Exercise instructions – Transcribe each line of the material as it is, and drop any picture.

start Given information

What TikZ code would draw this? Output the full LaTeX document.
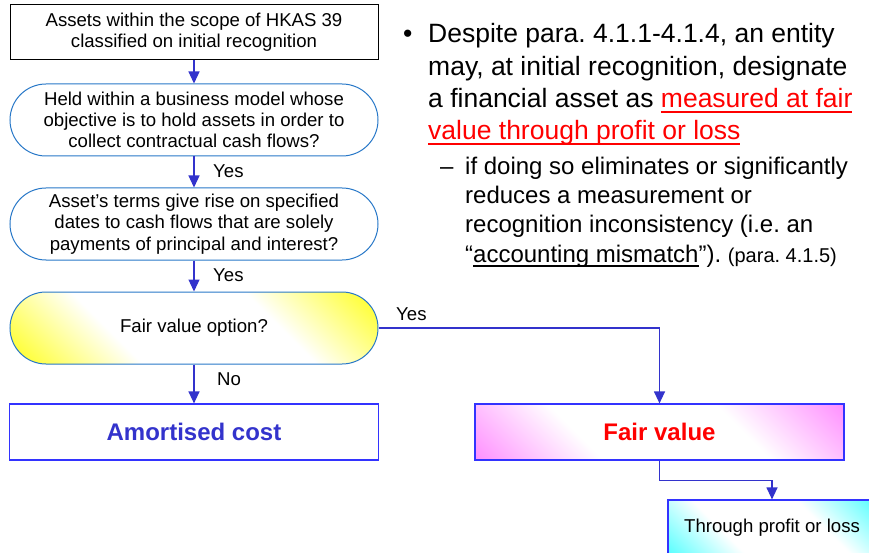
\documentclass[tikz,border=0pt]{standalone}
\usepackage{fontspec}
\setmainfont{Liberation Sans}
\frenchspacing
\newsavebox{\myulbox}
\newcommand{\myul}[1]{\sbox{\myulbox}{#1}\rlap{\rule[-5pt]{\wd\myulbox}{1.8pt}}\usebox{\myulbox}}
\usetikzlibrary{arrows.meta}
\definecolor{stadblue}{RGB}{40,120,200}
\definecolor{connblue}{RGB}{51,51,204}
\definecolor{boxblue}{RGB}{51,51,255}
\definecolor{amtext}{RGB}{51,51,204}
\definecolor{fyellow}{RGB}{255,255,20}
\definecolor{fpink}{RGB}{255,140,255}
\definecolor{fcyan}{RGB}{80,255,255}
\definecolor{fred}{RGB}{255,0,0}
\pgfdeclareverticalshading{yelshade}{100bp}{color(0bp)=(fyellow); color(14bp)=(fyellow); color(36bp)=(white); color(64bp)=(white); color(86bp)=(fyellow); color(100bp)=(fyellow)}
\pgfdeclareverticalshading{pinkshade}{100bp}{color(0bp)=(fpink); color(14bp)=(fpink); color(36bp)=(white); color(64bp)=(white); color(86bp)=(fpink); color(100bp)=(fpink)}
\pgfdeclareverticalshading{cyanshade}{100bp}{color(0bp)=(fcyan); color(14bp)=(fcyan); color(36bp)=(white); color(64bp)=(white); color(86bp)=(fcyan); color(100bp)=(fcyan)}
\tikzset{
  fc/.style={font=\fontsize{18.6}{21.3}\selectfont, align=center, inner sep=0pt},
  plainbox/.style={fc, draw=black, line width=1pt, fill=white, minimum width=368pt, minimum height=55pt},
  stadium/.style={fc, draw=stadblue, line width=1pt, rounded corners=36pt, minimum width=368pt, minimum height=72pt},
  resbox/.style={draw=boxblue, line width=1.2pt, inner sep=0pt, minimum width=369pt, minimum height=56pt},
  restext/.style={font=\fontsize{24}{28}\selectfont\bfseries},
  diagshade/.style={shade, shading=#1, shading angle=-45},
  conn/.style={draw=connblue, line width=1.3pt, -{Triangle[width=11pt,length=12pt]}},
  lbl/.style={fc, anchor=west},
  bigtxt/.style={font=\fontsize{26.5}{32}\selectfont, anchor=base west, inner sep=0pt},
  subtxt/.style={font=\fontsize{24}{29}\selectfont, anchor=base west, inner sep=0pt}
}
\begin{document}
\begin{tikzpicture}[x=1pt,y=-1pt]
\useasboundingbox (0,0) rectangle (869,553);
\clip (0,0) rectangle (869,553);
\fill[white] (0,0) rectangle (869,553);

% flowchart nodes
\node[plainbox] (top) at (194,32.5) {Assets within the scope of HKAS 39\\classified on initial recognition};
\node[stadium] (s1) at (194,120) {Held within a business model whose\\objective is to hold assets in order to\\collect contractual cash flows?};
\node[stadium] (s2) at (194,224) {Asset’s terms give rise on specified\\dates to cash flows that are solely\\payments of principal and interest?};
\node[stadium, diagshade=yelshade] (fvo) at (194,328) {Fair value option?};
\node[resbox, fill=white, restext, text=amtext] (am) at (194,432) {Amortised cost};
\node[resbox, diagshade=pinkshade, restext, text=fred] (fv) at (659.5,432) {Fair value};
\node[resbox, minimum width=208pt, diagshade=cyanshade, fc] (tpl) at (772,528) {Through profit or loss};

% connectors
\draw[conn] (top.south) -- (s1.north);
\draw[conn] (s1.south) -- (s2.north);
\draw[conn] (s2.south) -- (fvo.north);
\draw[conn] (fvo.south) -- (am.north);
\draw[conn] (fvo.east) -| (fv.north);
\draw[conn] (fv.south) -- ++(0,20) -| (tpl.north);

% connector labels
\node[lbl] (y1) at (213,171) {Yes};
\node[lbl] (y2) at (213,275) {Yes};
\node[lbl] (n1) at (217,379) {No};
\node[lbl] (y3) at (396,314) {Yes};

% bullet text
\node[bigtxt] (b0) at (403,43) {•};
\node[bigtxt] (l1) at (428,43) {Despite para. 4.1.1-4.1.4, an entity};
\node[bigtxt] (l2) at (428,75.5) {may, at initial recognition, designate};
\node[bigtxt] (l3) at (428,108) {a financial asset as \textcolor{fred}{\myul{measured at fair}}};
\node[bigtxt] (l4) at (428,140) {\textcolor{fred}{\myul{value through profit or loss}}};

\node[subtxt] (d0) at (440,175) {–};
\node[subtxt] (m1) at (465,175) {if doing so eliminates or significantly};
\node[subtxt] (m2) at (465,204) {reduces a measurement or};
\node[subtxt] (m3) at (465,233) {recognition inconsistency (i.e. an};
\node[subtxt] (m4) at (465,262) {“\myul{accounting mismatch}”). {\fontsize{20}{24}\selectfont (para. 4.1.5)}};
\end{tikzpicture}
\end{document}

end Given information

Completed task –
What TikZ code would draw this? Output the full LaTeX document.
\documentclass[tikz,border=0pt]{standalone}
\usepackage{fontspec}
\setmainfont{Liberation Sans}
\frenchspacing
\newsavebox{\myulbox}
\newcommand{\myul}[1]{\sbox{\myulbox}{#1}\rlap{\rule[-5pt]{\wd\myulbox}{1.8pt}}\usebox{\myulbox}}
\usetikzlibrary{arrows.meta}
\definecolor{stadblue}{RGB}{40,120,200}
\definecolor{connblue}{RGB}{51,51,204}
\definecolor{boxblue}{RGB}{51,51,255}
\definecolor{amtext}{RGB}{51,51,204}
\definecolor{fyellow}{RGB}{255,255,20}
\definecolor{fpink}{RGB}{255,140,255}
\definecolor{fcyan}{RGB}{80,255,255}
\definecolor{fred}{RGB}{255,0,0}
\pgfdeclareverticalshading{yelshade}{100bp}{color(0bp)=(fyellow); color(14bp)=(fyellow); color(36bp)=(white); color(64bp)=(white); color(86bp)=(fyellow); color(100bp)=(fyellow)}
\pgfdeclareverticalshading{pinkshade}{100bp}{color(0bp)=(fpink); color(14bp)=(fpink); color(36bp)=(white); color(64bp)=(white); color(86bp)=(fpink); color(100bp)=(fpink)}
\pgfdeclareverticalshading{cyanshade}{100bp}{color(0bp)=(fcyan); color(14bp)=(fcyan); color(36bp)=(white); color(64bp)=(white); color(86bp)=(fcyan); color(100bp)=(fcyan)}
\tikzset{
  fc/.style={font=\fontsize{18.6}{21.3}\selectfont, align=center, inner sep=0pt},
  plainbox/.style={fc, draw=black, line width=1pt, fill=white, minimum width=368pt, minimum height=55pt},
  stadium/.style={fc, draw=stadblue, line width=1pt, rounded corners=36pt, minimum width=368pt, minimum height=72pt},
  resbox/.style={draw=boxblue, line width=1.2pt, inner sep=0pt, minimum width=369pt, minimum height=56pt},
  restext/.style={font=\fontsize{24}{28}\selectfont\bfseries},
  diagshade/.style={shade, shading=#1, shading angle=-45},
  conn/.style={draw=connblue, line width=1.3pt, -{Triangle[width=11pt,length=12pt]}},
  lbl/.style={fc, anchor=west},
  bigtxt/.style={font=\fontsize{26.5}{32}\selectfont, anchor=base west, inner sep=0pt},
  subtxt/.style={font=\fontsize{24}{29}\selectfont, anchor=base west, inner sep=0pt}
}
\begin{document}
\begin{tikzpicture}[x=1pt,y=-1pt]
\useasboundingbox (0,0) rectangle (869,553);
\clip (0,0) rectangle (869,553);
\fill[white] (0,0) rectangle (869,553);

% flowchart nodes
\node[plainbox] (top) at (194,32.5) {Assets within the scope of HKAS 39\\classified on initial recognition};
\node[stadium] (s1) at (194,120) {Held within a business model whose\\objective is to hold assets in order to\\collect contractual cash flows?};
\node[stadium] (s2) at (194,224) {Asset’s terms give rise on specified\\dates to cash flows that are solely\\payments of principal and interest?};
\node[stadium, diagshade=yelshade] (fvo) at (194,328) {Fair value option?};
\node[resbox, fill=white, restext, text=amtext] (am) at (194,432) {Amortised cost};
\node[resbox, diagshade=pinkshade, restext, text=fred] (fv) at (659.5,432) {Fair value};
\node[resbox, minimum width=208pt, diagshade=cyanshade, fc] (tpl) at (772,528) {Through profit or loss};

% connectors
\draw[conn] (top.south) -- (s1.north);
\draw[conn] (s1.south) -- (s2.north);
\draw[conn] (s2.south) -- (fvo.north);
\draw[conn] (fvo.south) -- (am.north);
\draw[conn] (fvo.east) -| (fv.north);
\draw[conn] (fv.south) -- ++(0,20) -| (tpl.north);

% connector labels
\node[lbl] (y1) at (213,171) {Yes};
\node[lbl] (y2) at (213,275) {Yes};
\node[lbl] (n1) at (217,379) {No};
\node[lbl] (y3) at (396,314) {Yes};

% bullet text
\node[bigtxt] (b0) at (403,43) {•};
\node[bigtxt] (l1) at (428,43) {Despite para. 4.1.1-4.1.4, an entity};
\node[bigtxt] (l2) at (428,75.5) {may, at initial recognition, designate};
\node[bigtxt] (l3) at (428,108) {a financial asset as \textcolor{fred}{\myul{measured at fair}}};
\node[bigtxt] (l4) at (428,140) {\textcolor{fred}{\myul{value through profit or loss}}};

\node[subtxt] (d0) at (440,175) {–};
\node[subtxt] (m1) at (465,175) {if doing so eliminates or significantly};
\node[subtxt] (m2) at (465,204) {reduces a measurement or};
\node[subtxt] (m3) at (465,233) {recognition inconsistency (i.e. an};
\node[subtxt] (m4) at (465,262) {“\myul{accounting mismatch}”). {\fontsize{20}{24}\selectfont (para. 4.1.5)}};
\end{tikzpicture}
\end{document}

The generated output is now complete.